At least I waited a bit longer in 2014 before pulling the plug on our latest brittle batting line-up. Lunch on Day Three to be exact, when New Zealand was 87 for 4 in its second innings and still 159 runs short of making India bat a second time. This was Sunday and I rang work to advise I would be returning on Tuesday. Day Five would not be required. When Corey Anderson was then dismissed shortly after the resumption, leaving New Zealand at 94 for 5, I was tempted to ring back and say I would be returning on Monday.
Nor was Brendon McCullum helping the situation. He was dropped three times early in his innings – leaving me to wonder whether he also had a place of work to urgently get back to. Or perhaps the Indians owed a Bookmaker somewhere? The last of these dropped catches was such a dolly caught and bowled by Ishant Sharma that it prompted thoughts of Geoffrey Boycott’s grandmother. And she remained relevant when it was suggested later that Sharma’s hair had got in his eyes.
But it was not long before New Zealand’s now-famous record sixth-wicket stand began slowly shifting up through the gears. I managed to miss both McCullum’s first 100 and B J Watling’s first 50 – I was now down the road at a Phoenix game; but the stumps position of 252 for 5 still looked more ‘at least we’ll get some cricket tomorrow’ as opposed to match-saving.
It turned out there was a lot of cricket the next day, as the ding dong noise from the ground announcer regularly reminded us. And I saw it all this time – McCullum’s 200 and Watling’s 100, a 200-run stand, a 300-run stand, then a world Test record sixth-wicket stand. When the 352 run partnership was finally broken, a wicket had become so unexpected that Watling’s dismissal seemed an imposition on everybody’s ongoing enjoyment of the day. How things had changed from 94 for 5.

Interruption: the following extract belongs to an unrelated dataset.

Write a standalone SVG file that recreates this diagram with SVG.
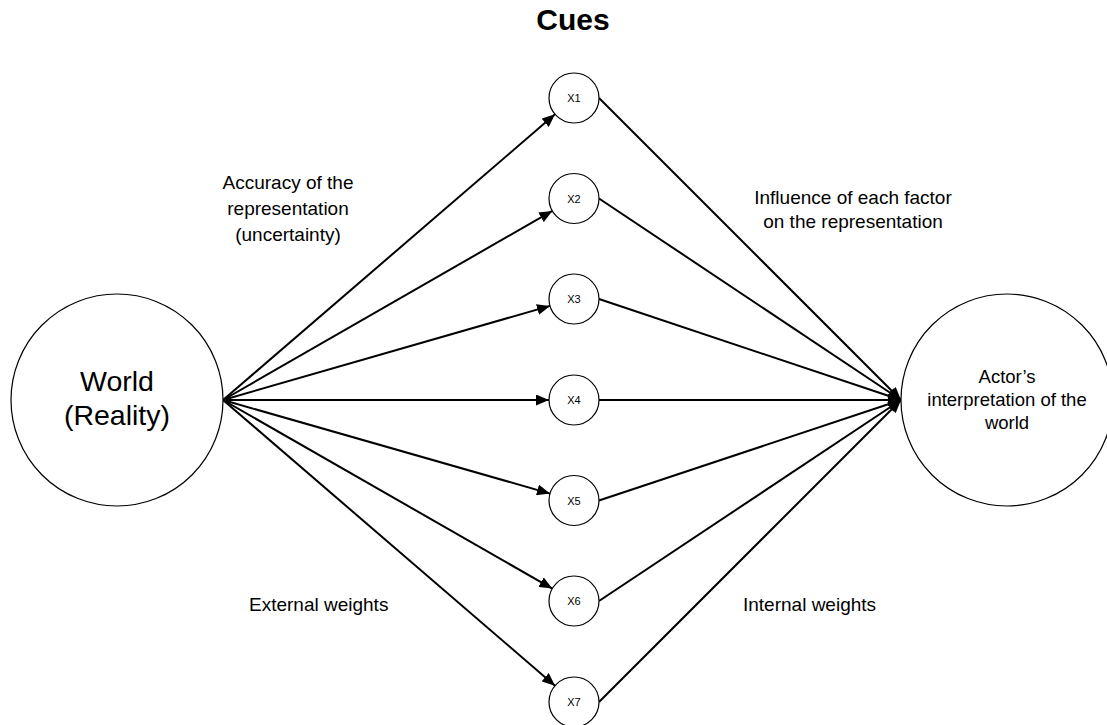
<svg xmlns="http://www.w3.org/2000/svg" width="1107" height="725" viewBox="0 0 1107 725">
  <style>
    .big { fill: #fff; stroke: #000; stroke-width: 1.2; }
    .cue { fill: #fff; stroke: #000; stroke-width: 1.2; }
    .edge { stroke: #000; stroke-width: 2; fill: none; marker-end: url(#head); }
    .lbl { font-family: "Liberation Sans", Arial, sans-serif; font-size: 19px; fill: #000; }
    .world { font-size: 28.5px; }
    .actor { font-size: 18.5px; }
    .cuelbl { font-family: "Liberation Sans", Arial, sans-serif; font-size: 11px; fill: #000; text-anchor: middle; }
    .title { font-family: "Liberation Sans", Arial, sans-serif; font-size: 30px; font-weight: bold; fill: #000; text-anchor: middle; }
  </style>
  <defs>
    <marker id="head" markerUnits="userSpaceOnUse" markerWidth="13" markerHeight="11" refX="13" refY="5.5" orient="auto">
      <path d="M0,0 L13,5.5 L0,11 z" fill="#000"/>
    </marker>
  </defs>
  <rect width="1107" height="725" fill="#fff"/>

  <text class="title" x="573" y="30">Cues</text>

  <!-- connectors: world to cues, cues to actor -->
  <g id="connectors">
    <line class="edge" x1="223" y1="400" x2="555.0" y2="114.3"/>
    <line class="edge" x1="223" y1="400" x2="552.3" y2="210.9"/>
    <line class="edge" x1="223" y1="400" x2="550.0" y2="305.9"/>
    <line class="edge" x1="223" y1="400" x2="549" y2="400"/>
    <line class="edge" x1="223" y1="400" x2="550.0" y2="493.6"/>
    <line class="edge" x1="223" y1="400" x2="552.3" y2="588.6"/>
    <line class="edge" x1="223" y1="400" x2="555.0" y2="685.7"/>

    <line class="edge" x1="599" y1="98" x2="901" y2="400"/>
    <line class="edge" x1="599" y1="198.5" x2="901" y2="400"/>
    <line class="edge" x1="599" y1="299" x2="901" y2="400"/>
    <line class="edge" x1="599" y1="400" x2="901" y2="400"/>
    <line class="edge" x1="599" y1="500.5" x2="901" y2="400"/>
    <line class="edge" x1="599" y1="601" x2="901" y2="400"/>
    <line class="edge" x1="599" y1="702" x2="901" y2="400"/>
  </g>

  <g id="world">
    <circle class="big" cx="117" cy="400" r="106"/>
    <text class="lbl world" x="117" y="391" text-anchor="middle">World</text>
    <text class="lbl world" x="117" y="425" text-anchor="middle">(Reality)</text>
  </g>

  <g id="actor">
    <circle class="big" cx="1007" cy="400" r="106"/>
    <text class="lbl actor" x="1007" y="383" text-anchor="middle">Actor’s</text>
    <text class="lbl actor" x="1007" y="406" text-anchor="middle">interpretation of the</text>
    <text class="lbl actor" x="1007" y="429" text-anchor="middle">world</text>
  </g>

  <g id="x1"><circle class="cue" cx="574" cy="98" r="25"/><text class="cuelbl" x="574" y="102">X1</text></g>
  <g id="x2"><circle class="cue" cx="574" cy="198.5" r="25"/><text class="cuelbl" x="574" y="202.5">X2</text></g>
  <g id="x3"><circle class="cue" cx="574" cy="299" r="25"/><text class="cuelbl" x="574" y="303">X3</text></g>
  <g id="x4"><circle class="cue" cx="574" cy="400" r="25"/><text class="cuelbl" x="574" y="404">X4</text></g>
  <g id="x5"><circle class="cue" cx="574" cy="500.5" r="25"/><text class="cuelbl" x="574" y="504.5">X5</text></g>
  <g id="x6"><circle class="cue" cx="574" cy="601" r="25"/><text class="cuelbl" x="574" y="605">X6</text></g>
  <g id="x7"><circle class="cue" cx="574" cy="702" r="25"/><text class="cuelbl" x="574" y="706">X7</text></g>

  <g id="labels">
    <text class="lbl" x="288" y="189" text-anchor="middle">Accuracy of the</text>
    <text class="lbl" x="288" y="215" text-anchor="middle">representation</text>
    <text class="lbl" x="288" y="241" text-anchor="middle">(uncertainty)</text>
    <text class="lbl" x="853" y="204" text-anchor="middle">Influence of each factor</text>
    <text class="lbl" x="853" y="228" text-anchor="middle">on the representation</text>
    <text class="lbl" x="249" y="611">External weights</text>
    <text class="lbl" x="743" y="611">Internal weights</text>
  </g>
</svg>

But one of the numerous announcements that day caused a sense of panic within me – the one when McCullum reached 250. Because this Test was still far from safe and the New Zealand captain would therefore need to continue batting. And he also possessed the one magical element that without had scarpered so many triple century ambitions – enough available time left. But I did not have enough available time left. McCullum was going to land somewhere between 250 and 300 at stumps; a reality that eventually scarpered my triple century ambitions.
So I got to watch this monumental moment in our cricket history like so many other New Zealanders that day – huddled around a television.
But a television located just a few kilometres up the road from my spiritual home, the Basin Reserve. At one point I contemplated phoning the ground and requesting that my seat be left vacant as a mark of respect. And I even toyed – forgive me, the pressure of the situation meant I was not thinking straight at the time – with the treasonous concept of McCullum being dismissed short of 300 just so I would not have to carry this personal burden around with me for the rest of my life.
It was a mournful feeling. Which is probably most why I remember Tuesday, 18 February, 2014 as if it were yesterday.